I legit love eating with my hands, and the food-on-a-stick trend is totally cool with me. Favorite skewers include Uchiba’s and Texas Sushiko’s yakitori bites, OKO’s inihaw, Swim Club’s oyster mushroom (which I would almost swear is meat), Lao’d Bar’s rib-eye steak, Ezov’s kofta, and so many more.

Jane Ko, blogger of A Taste of Koko

The fancy over-the-top coffee options that cost more than $10 — where can I just get a really good iced latte that doesn’t cost an arm and a leg??

H. Drew Blackburn, former interim associate editor of Eater Austin and columnist of The Barbed Wire

Too many restaurants are more invested in lifestyle marketing than creating a truly exceptional environment for the people dining in. The dining culture in Austin too often feels like you’re living inside of TikTok algorithm rather than experiencing one of the world’s most significant third places of culture and curiosity. You know in The Bear, when Cousin is staging at the fancy restaurant and they’re going over all the things that are special about the people coming to the restaurant that night? In this town, they’re up there whispering about Instagram followers.

Nicolai McCrary, Austin staff writer at The Infatuation

I wrote a piece about Austin dining trends in 2024 over at The Infatuation, where you can see me wax poetic about fish eggs and dive bar steaks, but in short, pizzas have gotten really expensive, and caviar is showing up in a lot of places we don’t really need or want it to be (like baked potatoes and ice cream sandwiches). On the other end, I love seeing the recent boom in Southeast Asian cuisine — Lao’d Bar, P Thai’s, OKO, Wee’s — that’s recently become a big part of dining out in Austin.

Cat Cardenas, freelance writer and photographer, contributing Eater Austin photographer, and writer-at-large of The Barbed Wire

I’ve loved seeing so many restaurants and bars expanding their nonalcoholic options, but please, ENOUGH with the $18 two ingredient mocktails.
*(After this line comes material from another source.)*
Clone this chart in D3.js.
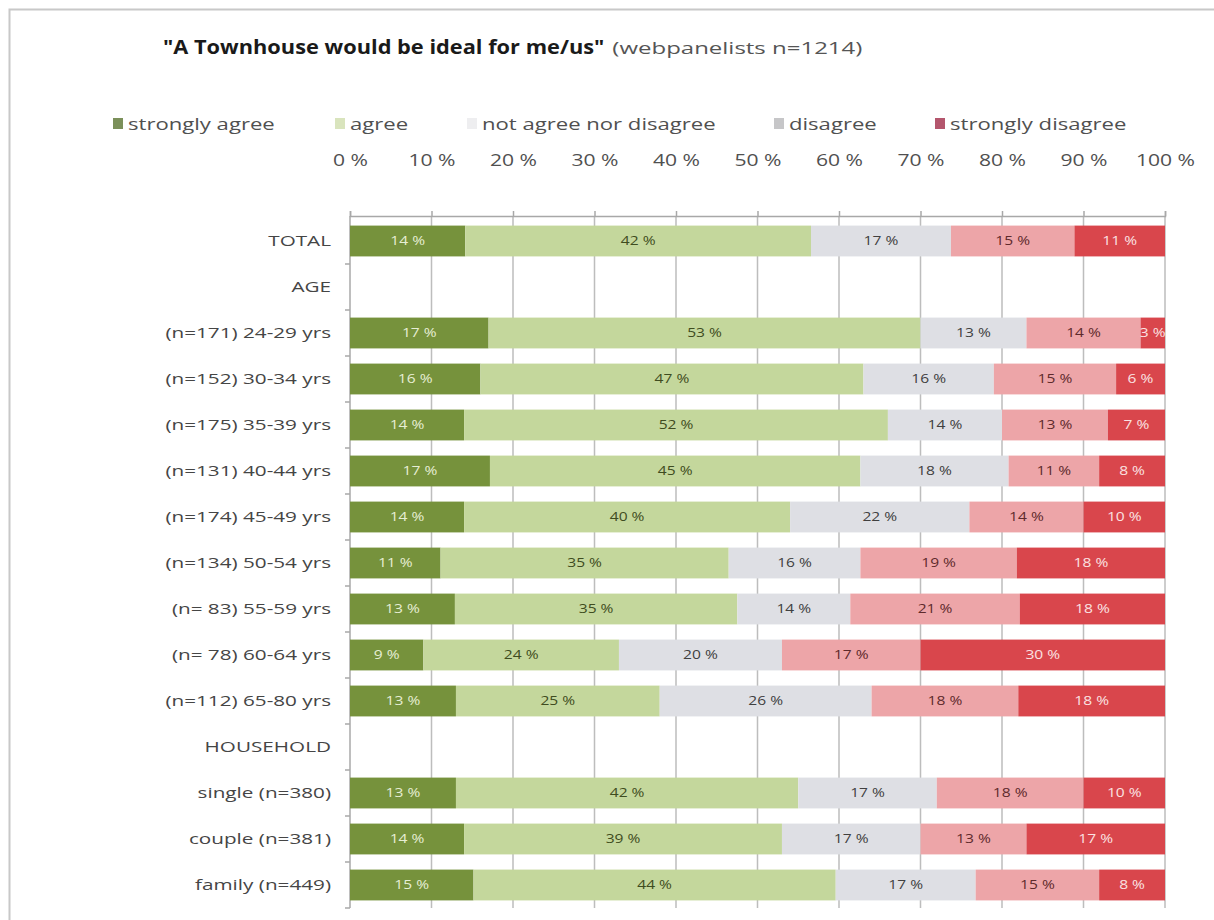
<!DOCTYPE html>
<html>
<head>
<meta charset="utf-8">
<script src="https://cdn.jsdelivr.net/npm/d3@7"></script>
<style>
  html, body { margin: 0; padding: 0; background: #fff; }
  svg { display: block; font-family: "Open Sans", "Liberation Sans", sans-serif; }
</style>
</head>
<body>
<svg id="chart" width="1214" height="920"></svg>
<script>
// Survey rows, top to bottom ("AGE" and "HOUSEHOLD" are section headers without data)
const categories = [
  "TOTAL", "AGE",
  "(n=171) 24-29 yrs", "(n=152) 30-34 yrs", "(n=175) 35-39 yrs", "(n=131) 40-44 yrs",
  "(n=174) 45-49 yrs", "(n=134) 50-54 yrs", "(n= 83) 55-59 yrs", "(n= 78) 60-64 yrs",
  "(n=112) 65-80 yrs",
  "HOUSEHOLD",
  "single (n=380)", "couple (n=381)", "family (n=449)"
];

const seriesNames = ["strongly agree", "agree", "not agree nor disagree", "disagree", "strongly disagree"];

// Percent answering each option, per row (null = header row)
const stronglyAgree    = [14, null, 17, 16, 14, 17, 14, 11, 13,  9, 13, null, 13, 14, 15];
const agree            = [42, null, 53, 47, 52, 45, 40, 35, 35, 24, 25, null, 42, 39, 44];
const neutral          = [17, null, 13, 16, 14, 18, 22, 16, 14, 20, 26, null, 17, 17, 17];
const disagree         = [15, null, 14, 15, 13, 11, 14, 19, 21, 17, 18, null, 18, 13, 15];
const stronglyDisagree = [11, null,  3,  6,  7,  8, 10, 18, 18, 30, 18, null, 10, 17,  8];

const tickValues = [0, 0.1, 0.2, 0.3, 0.4, 0.5, 0.6, 0.7, 0.8, 0.9, 1.0];

const title = "\"A Townhouse would be ideal for me/us\"";
const subtitle = "(webpanelists n=1214)";

// Styling
const barColors    = ["#76923c", "#c4d79c", "#dedfe4", "#eda5a8", "#d9464c"];
const legendColors = ["#7b905a", "#d9e4bd", "#eeeef0", "#c6c6c8", "#b4566d"];
const labelColors  = ["#e6eed4", "#3f4c20", "#404040", "#5e2a2c", "#fbe2e2"];

const svg = d3.select("#chart");
const W = 1214, H = 920;

// Text in this chart is set slightly wide
const wide = (px, py, sx) => `translate(${px},${py}) scale(${sx},1)`;

// Frame around the whole chart
svg.append("rect")
  .attr("x", 9.5).attr("y", 9.5)
  .attr("width", W + 20).attr("height", H + 20)
  .attr("fill", "none").attr("stroke", "#c8c8c8").attr("stroke-width", 2);

// Title
const titleSx = 1.09;
const tTitle = svg.append("text")
  .attr("transform", wide(163, 54, titleSx))
  .attr("font-weight", "bold").attr("font-size", 20).attr("fill", "#1a1a1a")
  .text(title);
const titleW = tTitle.node().getComputedTextLength() * titleSx;
svg.append("text")
  .attr("transform", wide(163 + titleW + 8, 54, 1.5))
  .attr("font-size", 16).attr("fill", "#555")
  .text(subtitle);

// Legend
const legendTextX = [128, 350, 482, 789, 950];
const lg = svg.append("g").attr("class", "legend");
seriesNames.forEach((name, i) => {
  lg.append("rect")
    .attr("x", legendTextX[i] - 15).attr("y", 118)
    .attr("width", 10).attr("height", 11)
    .attr("fill", legendColors[i]);
  lg.append("text")
    .attr("transform", wide(legendTextX[i], 130, 1.3))
    .attr("font-size", 17).attr("fill", "#505050")
    .text(name);
});

// Scales
const x = d3.scaleLinear().domain([0, 1]).range([350, 1165]);
const y = d3.scaleBand().domain(categories).range([218, 908])
  .paddingInner(0.33).paddingOuter(0.165);

// Stack, normalised to 100 %
const rows = categories.map((c, i) => ({
  cat: c,
  "strongly agree": stronglyAgree[i] || 0,
  "agree": agree[i] || 0,
  "not agree nor disagree": neutral[i] || 0,
  "disagree": disagree[i] || 0,
  "strongly disagree": stronglyDisagree[i] || 0
}));
const stack = d3.stack().keys(seriesNames).offset(d3.stackOffsetExpand);
const layers = stack(rows);

// Vertical gridlines
svg.append("g").selectAll("line")
  .data(tickValues.slice(1))
  .join("line")
  .attr("x1", d => x(d)).attr("x2", d => x(d))
  .attr("y1", 216).attr("y2", 908)
  .attr("stroke", "#bdbdbd").attr("stroke-width", 1.5);

// Top axis
const xAxis = d3.axisTop(x)
  .tickValues(tickValues)
  .tickFormat(d => Math.round(d * 100) + " %")
  .tickSize(5).tickPadding(45);
const gx = svg.append("g").attr("transform", "translate(0,216)").call(xAxis);
gx.select(".domain").attr("stroke", "#a8a8a8").attr("stroke-width", 1.5);
gx.selectAll(".tick line").attr("stroke", "#a8a8a8").attr("stroke-width", 1.5);
gx.selectAll(".tick text")
  .attr("font-family", "\"Open Sans\", sans-serif")
  .attr("font-size", 16).attr("fill", "#505050")
  .attr("transform", "scale(1.32,1)");

// Left axis with category labels
const gy = svg.append("g");
gy.append("line")
  .attr("x1", 350).attr("x2", 350).attr("y1", 216).attr("y2", 908)
  .attr("stroke", "#a8a8a8").attr("stroke-width", 1.5);
const boundaries = categories.map(c => y(c) - y.step() * y.paddingInner() / 2);
gy.selectAll("line.tk")
  .data(boundaries.slice(1).concat([908]))
  .join("line").attr("class", "tk")
  .attr("x1", 345).attr("x2", 350)
  .attr("y1", d => d).attr("y2", d => d)
  .attr("stroke", "#a8a8a8").attr("stroke-width", 1.5);
gy.selectAll("text")
  .data(categories)
  .join("text")
  .attr("transform", d => wide(331, y(d) + y.bandwidth() / 2, 1.38))
  .attr("dy", "0.35em")
  .attr("text-anchor", "end")
  .attr("font-size", 15).attr("fill", "#454545")
  .text(d => d);

// Bars
const gBars = svg.append("g");
layers.forEach((layer, si) => {
  const g = gBars.append("g");
  const segs = layer.filter(d => d[1] - d[0] > 0);
  g.selectAll("rect")
    .data(segs)
    .join("rect")
    .attr("x", d => x(d[0]))
    .attr("y", d => y(d.data.cat))
    .attr("width", d => x(d[1]) - x(d[0]))
    .attr("height", y.bandwidth())
    .attr("fill", barColors[si]);
  g.selectAll("text")
    .data(segs)
    .join("text")
    .attr("transform", d => wide((x(d[0]) + x(d[1])) / 2, y(d.data.cat) + y.bandwidth() / 2, 1.3))
    .attr("dy", "0.35em")
    .attr("text-anchor", "middle")
    .attr("font-size", 12)
    .attr("fill", labelColors[si])
    .text(d => d.data[seriesNames[si]] + " %");
});
</script>
</body>
</html>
Let’s get a little more creative! And, while we’re at it, can we get some more affordable cocktail options, too?

Ali Khan, content creator of @alikhaneats

Smash burgers becoming commonplace.

​​Nadia Chaudhury, outgoing editor of Eater Austin and forthcoming editor at Eater Northeast

It’s been a bummer seeing restaurants start out with really strong point-of-view menus and then reverting to a generic pan-approach to food OR just opening with very everything-goes menus without any strong distinctions. I get that they’re trying to “meet” Austin diners where they are (if they don’t have good taste, yeah I said it), but this just means we have so many new restaurants that all seem the same and just bland.

And echoing some answers from above: Austin doesn’t need more “hip” and “cool” restaurants that emphasize style over substance. Do people really want to eat at a loud club?

My Austin-forever favorite trend (going strong through the years) is the beautiful way that chefs and cooks and bakers and etc. etc. showcase such fun and delicious foods through pop-ups and collaborations and food trucks. It’s the culinary heartbeat of Austin.